Since numerical integration can be very computation intensive -- is there a way I can request that Mplus just use the best of the 10 perturbed start values ?
If this is the case, then the other ones failed. You can try the OPTSEED option of the ANALYSIS command to request the best seed and then see if it does actually fail. If not, please send your output, data, and license number to firstname.lastname@example.org.
Anonymous posted on Tuesday, June 21, 2005 - 1:17 pm
Following up on your response -- should better start values give (potentially) better perturbed values; or are the random starts purely random ?
The pertubations are based on starting values. The starting values can be the Mplus default values or user specified values. They are never random starting values. If you are not clear on what the start values should be, you should use the defalt starting values.
shams42 posted on Thursday, October 27, 2005 - 11:23 pm
To follow up Bengt's post from Aug 2, 2004, how does one determine if the variance in a random slope is significant? Obviously the residual variances are printed on the output, along with their standard errors. This, however, only considers the unexplained variance. Is there a way to look at the entire variance for each slope along with its standard error?
My application involves a categorical level-1 dependent variable with two random slopes and a random intercept. I would like to examine additional random slopes, but the computational demands of this are too high.
Any rnadom parameter has both a mean and a variance and both of these parameters have standard errors. If this does not answer your question, please send your output and license number to email@example.com so I can see your model.
David Bard posted on Thursday, April 13, 2006 - 4:25 pm
I'm trying to run a nonlinear economic 'risk-value' model using Mplus' Multilevel syntax. I'm trying to trick Mplus to do this using a variety of phantom variables, linear and nonlinear constraints, and the algorithm=integration estimator. I'm not sure what's happening exactly, but the program runs for approximately 35 iterations and then closes without explanation or error messages. The output window does not open automatically, but when manually opened contains only the syntax, INPUT READING TERMINATED NORMALLY, and the title of the project. Here is my syntax. Any thoughts?
TITLE: Study1_JDB JDB Model for Predicting Certainty Equivalency Responses
DATA: FILE IS C:\Documents and Settings\dbard\Diss\tradeoff_mplus.dat;
VARIABLE: NAMES ARE SubId CE MeanOut Exp1 Exp2 Exp3 Exp4 Exp5;
USEV = SubId CE Meanout Exp1 Exp2 Exp4; Within = Exp1 Exp2 Exp4;
I think you should send your input, data, partial output, and license number to firstname.lastname@example.org so we can see what is happening. It is not possible to tell without this information.
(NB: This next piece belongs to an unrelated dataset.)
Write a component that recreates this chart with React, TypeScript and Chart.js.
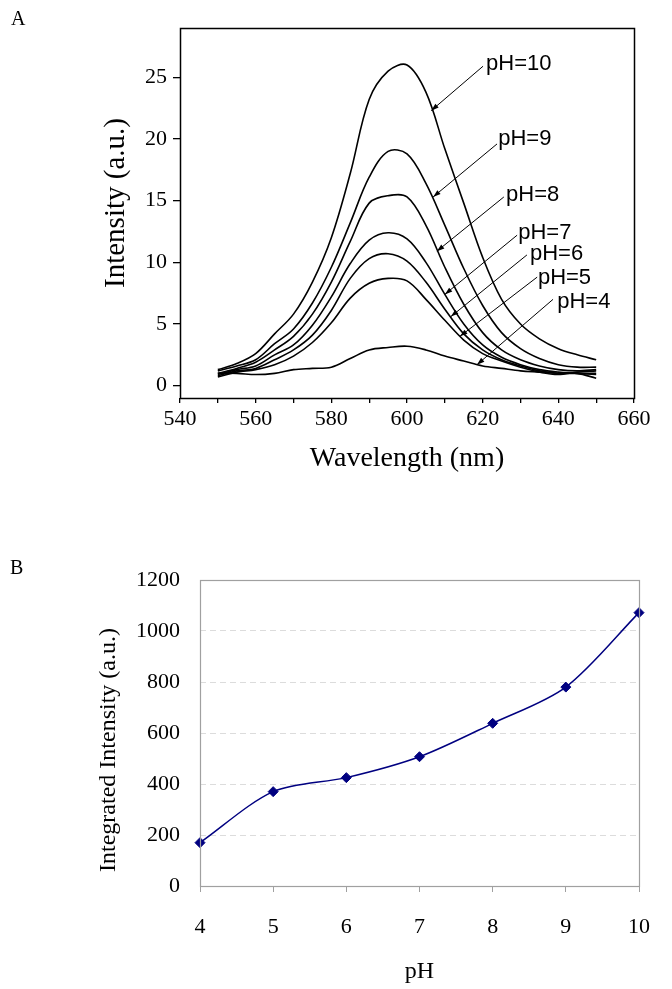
import React, { useEffect, useRef } from 'react';
import { Chart, registerables } from 'chart.js';

Chart.register(...registerables);

// ---------- Panel A data ----------
const wavelengths = [550, 555, 560, 565, 570, 575, 580, 585, 590, 595, 600, 605, 610, 615, 620, 625, 630, 635, 640, 645, 650];
const intensityPH10 = [1.3, 1.8, 2.6, 4.2, 5.8, 8.4, 12.0, 17.2, 23.2, 25.5, 26.0, 23.8, 19.2, 14.8, 10.4, 7.0, 5.0, 3.8, 3.0, 2.5, 2.1];
const intensityPH9 = [1.2, 1.6, 2.1, 3.4, 4.6, 6.7, 9.6, 13.2, 16.9, 19.0, 18.8, 16.4, 13.0, 9.5, 6.5, 4.3, 3.0, 2.2, 1.7, 1.5, 1.5];
const intensityPH8 = [1.0, 1.4, 1.9, 2.9, 4.0, 5.8, 8.4, 11.7, 14.8, 15.4, 15.3, 13.0, 9.6, 6.6, 4.3, 2.9, 2.1, 1.6, 1.3, 1.2, 1.3];
const intensityPH7 = [0.9, 1.3, 1.6, 2.5, 3.3, 4.9, 7.2, 9.9, 11.8, 12.4, 11.9, 10.0, 7.4, 5.0, 3.3, 2.3, 1.7, 1.3, 1.1, 1.0, 0.9];
const intensityPH6 = [0.8, 1.2, 1.4, 2.1, 2.9, 4.1, 6.1, 8.7, 10.3, 10.7, 10.1, 8.4, 6.2, 4.2, 2.9, 2.1, 1.6, 1.2, 1.0, 1.0, 0.6];
const intensityPH5 = [0.7, 1.1, 1.3, 1.7, 2.4, 3.5, 5.1, 7.1, 8.3, 8.7, 8.5, 7.0, 5.3, 3.7, 2.6, 2.0, 1.5, 1.1, 0.9, 1.1, 1.2];
const intensityPH4 = [1.0, 1.0, 0.9, 1.0, 1.3, 1.4, 1.5, 2.2, 2.9, 3.1, 3.2, 2.9, 2.4, 2.0, 1.6, 1.4, 1.2, 1.1, 1.0, 1.0, 1.0];

const spectraSeries = [intensityPH10, intensityPH9, intensityPH8, intensityPH7, intensityPH6, intensityPH5, intensityPH4];

// Annotation labels (data coordinates: nm, intensity)
const annotationLabels = ['pH=10', 'pH=9', 'pH=8', 'pH=7', 'pH=6', 'pH=5', 'pH=4'];
const labelX = [620.9, 624.1, 626.2, 629.4, 632.5, 634.6, 639.7];
const labelY = [26.1, 20.0, 15.5, 12.4, 10.7, 8.7, 6.8];
const arrowFromX = [620.1, 623.8, 625.6, 629.1, 631.7, 634.4, 638.6];
const arrowFromY = [25.9, 19.6, 15.3, 12.2, 10.6, 8.8, 7.0];
const arrowToX = [606.4, 606.9, 607.9, 610.0, 611.6, 614.0, 618.5];
const arrowToY = [22.3, 15.3, 10.9, 7.4, 5.6, 4.0, 1.7];

const xTicksA = [540, 560, 580, 600, 620, 640, 660];
const yTicksA = [0, 5, 10, 15, 20, 25];

// ---------- Panel B data ----------
const phValues = [4, 5, 6, 7, 8, 9, 10];
const integratedIntensity = [170, 370, 425, 507, 638, 780, 1072];
const yTicksB = [0, 200, 400, 600, 800, 1000, 1200];

const SERIF = '"Liberation Serif", "Times New Roman", Times, serif';
const SANS = '"Liberation Sans", Arial, Helvetica, sans-serif';

const boxPlugin = (color: string, width: number) => ({
  id: 'boxFrame',
  afterDatasetsDraw(chart: any) {
    const { ctx, chartArea } = chart;
    const l = Math.round(chartArea.left) + 0.5;
    const t = Math.round(chartArea.top) + 0.5;
    const r = Math.round(chartArea.right) + 0.5;
    const b = Math.round(chartArea.bottom) + 0.5;
    ctx.save();
    ctx.strokeStyle = color;
    ctx.lineWidth = width;
    ctx.strokeRect(l, t, r - l, b - t);
    ctx.restore();
  },
});

// Vertical axis title drawn beside the y axis, shifted relative to the plot-area centre
const yTitlePlugin = (text: string, size: number, centerX: number, shiftY: number) => ({
  id: 'yAxisTitle',
  afterDraw(chart: any) {
    const { ctx, chartArea } = chart;
    const cy = (chartArea.top + chartArea.bottom) / 2 + shiftY;
    ctx.save();
    ctx.translate(centerX, cy);
    ctx.rotate(-Math.PI / 2);
    ctx.fillStyle = '#000';
    ctx.font = `${size}px ${SERIF}`;
    ctx.textAlign = 'center';
    ctx.textBaseline = 'middle';
    ctx.fillText(text, 0, 0);
    ctx.restore();
  },
});

const annotationPlugin = {
  id: 'phAnnotations',
  afterDatasetsDraw(chart: any) {
    const { ctx } = chart;
    const xs = chart.scales.x;
    const ys = chart.scales.y;
    ctx.save();
    ctx.fillStyle = '#000';
    ctx.strokeStyle = '#000';
    ctx.lineWidth = 1;
    ctx.font = `22px ${SANS}`;
    ctx.textAlign = 'left';
    ctx.textBaseline = 'middle';
    annotationLabels.forEach((lab, i) => {
      ctx.fillText(lab, xs.getPixelForValue(labelX[i]), ys.getPixelForValue(labelY[i]));
      const x1 = xs.getPixelForValue(arrowFromX[i]);
      const y1 = ys.getPixelForValue(arrowFromY[i]);
      const x2 = xs.getPixelForValue(arrowToX[i]);
      const y2 = ys.getPixelForValue(arrowToY[i]);
      ctx.beginPath();
      ctx.moveTo(x1, y1);
      ctx.lineTo(x2, y2);
      ctx.stroke();
      const ang = Math.atan2(y2 - y1, x2 - x1);
      const len = 8;
      const spread = 0.32;
      ctx.beginPath();
      ctx.moveTo(x2, y2);
      ctx.lineTo(x2 - len * Math.cos(ang - spread), y2 - len * Math.sin(ang - spread));
      ctx.lineTo(x2 - len * Math.cos(ang + spread), y2 - len * Math.sin(ang + spread));
      ctx.closePath();
      ctx.fill();
    });
    ctx.restore();
  },
};

function SpectraChart() {
  const ref = useRef<HTMLCanvasElement | null>(null);
  useEffect(() => {
    if (!ref.current) return;
    const chart = new Chart(ref.current, {
      type: 'line',
      data: {
        datasets: spectraSeries.map((series, i) => ({
          label: annotationLabels[i],
          data: wavelengths.map((w, j) => ({ x: w, y: series[j] })),
          borderColor: '#000',
          borderWidth: 1.6,
          pointRadius: 0,
          fill: false,
          tension: 0.35,
        })),
      },
      options: {
        responsive: false,
        animation: false,
        layout: { padding: { top: 28, right: 38, left: 0, bottom: 0 } },
        plugins: { legend: { display: false }, tooltip: { enabled: false } },
        scales: {
          x: {
            type: 'linear',
            min: 540,
            max: 660,
            afterFit: (s: any) => { s.height = 92; },
            afterBuildTicks: (s: any) => {
              const t: any[] = [];
              for (let v = 540; v <= 660; v += 10) t.push({ value: v });
              s.ticks = t;
            },
            ticks: {
              autoSkip: false,
              maxRotation: 0,
              padding: 3,
              color: '#000',
              font: { family: SERIF, size: 22 },
              callback: (v: any) => (xTicksA.includes(Number(v)) ? String(v) : ''),
            },
            grid: { drawOnChartArea: false, drawTicks: true, tickLength: 5, color: '#000', lineWidth: 1.3 },
            border: { display: false },
            title: {
              display: true,
              text: 'Wavelength (nm)',
              color: '#000',
              font: { family: SERIF, size: 28 },
              padding: { top: 0, bottom: 15 },
            },
          },
          y: {
            type: 'linear',
            min: -1,
            max: 29,
            afterFit: (s: any) => { s.width = 180; },
            afterBuildTicks: (s: any) => { s.ticks = yTicksA.map((v) => ({ value: v })); },
            ticks: {
              padding: 6,
              color: '#000',
              font: { family: SERIF, size: 22 },
              callback: (v: any) => String(v),
            },
            grid: { drawOnChartArea: false, drawTicks: true, tickLength: 7, color: '#000', lineWidth: 1.3 },
            border: { display: false },
          },
        },
      },
      plugins: [boxPlugin('#000', 1.5), annotationPlugin, yTitlePlugin('Intensity (a.u.)', 29, 116, -10)],
    } as any);
    return () => chart.destroy();
  }, []);
  return <canvas ref={ref} width={672} height={490} style={{ display: 'block' }} />;
}

function IntegratedChart() {
  const ref = useRef<HTMLCanvasElement | null>(null);
  useEffect(() => {
    if (!ref.current) return;
    const chart = new Chart(ref.current, {
      type: 'line',
      data: {
        datasets: [
          {
            label: 'Integrated Intensity',
            data: phValues.map((p, i) => ({ x: p, y: integratedIntensity[i] })),
            borderColor: '#000080',
            backgroundColor: '#000080',
            borderWidth: 1.5,
            pointStyle: 'rectRot',
            pointRadius: 5,
            pointBorderWidth: 1,
            pointBorderColor: '#000080',
            pointBackgroundColor: '#000080',
            tension: 0.3,
            fill: false,
            clip: false,
          },
        ],
      },
      options: {
        responsive: false,
        animation: false,
        layout: { padding: { top: 60, right: 17, left: 0, bottom: 0 } },
        plugins: { legend: { display: false }, tooltip: { enabled: false } },
        scales: {
          x: {
            type: 'linear',
            min: 4,
            max: 10,
            afterFit: (s: any) => { s.height = 103; },
            afterBuildTicks: (s: any) => { s.ticks = phValues.map((v) => ({ value: v })); },
            ticks: {
              autoSkip: false,
              maxRotation: 0,
              padding: 22,
              color: '#000',
              font: { family: SERIF, size: 22 },
              callback: (v: any) => String(v),
            },
            grid: { drawOnChartArea: false, drawTicks: true, tickLength: 6, color: '#a0a0a0', lineWidth: 1 },
            border: { display: false },
            title: {
              display: true,
              text: 'pH',
              color: '#000',
              font: { family: SERIF, size: 24 },
              padding: { top: 0, bottom: 3 },
            },
          },
          y: {
            type: 'linear',
            min: 0,
            max: 1200,
            afterFit: (s: any) => { s.width = 200; },
            afterBuildTicks: (s: any) => { s.ticks = yTicksB.map((v) => ({ value: v })); },
            ticks: {
              padding: 20,
              color: '#000',
              font: { family: SERIF, size: 22 },
              callback: (v: any) => String(v),
            },
            grid: { drawOnChartArea: true, drawTicks: false, color: '#dcdcdc', lineWidth: 1 },
            border: { display: false, dash: [6, 4] },
          },
        },
      },
      plugins: [boxPlugin('#a0a0a0', 1.2), yTitlePlugin('Integrated Intensity (a.u.)', 24, 109, 17)],
    } as any);
    return () => chart.destroy();
  }, []);
  return <canvas ref={ref} width={672} height={469} style={{ display: 'block' }} />;
}

export default function App() {
  return (
    <div style={{ position: 'absolute', left: 0, top: 0, width: 672, height: 989, background: '#fff', overflow: 'hidden' }}>
      <div style={{ position: 'absolute', left: 0, top: 0 }}>
        <SpectraChart />
      </div>
      <div style={{ position: 'absolute', left: 0, top: 520 }}>
        <IntegratedChart />
      </div>
      <div style={{ position: 'absolute', left: 11, top: 8, fontFamily: SERIF, fontSize: 20, lineHeight: '20px' }}>A</div>
      <div style={{ position: 'absolute', left: 10, top: 557, fontFamily: SERIF, fontSize: 20, lineHeight: '20px' }}>B</div>
    </div>
  );
}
mpduser1 posted on Monday, January 26, 2009 - 9:39 am
In running multilevel models in Mplus, provided that the dimensions of integration is reasonable -- is it always preferable to go with the default integration option vs. Monte Carlo?
The User's Guide seems to suggest this is the case; but I wanted to make clear. My ad hoc experimentation with Mplus seems to indicate that the default method gives smaller SEs (and is more stable) than MC.
(And, if numerical integration is preferable to MC, would you be able to provide a reference regarding why this is so -- is it because MC convergence is harder to diagnose, for example?).
We recommend using the default INTEGRATION setting of STANDARD. We recommend using the setting of MONTECARLO only when it is requrired. Note that numerical integration is used in both cases. It is the type of numerical integration that changes. You want enough integration points for a precise estimate. With Monte Carlo integration, the loglikelihood may not be precise. Offhand I don't know of a reference for this.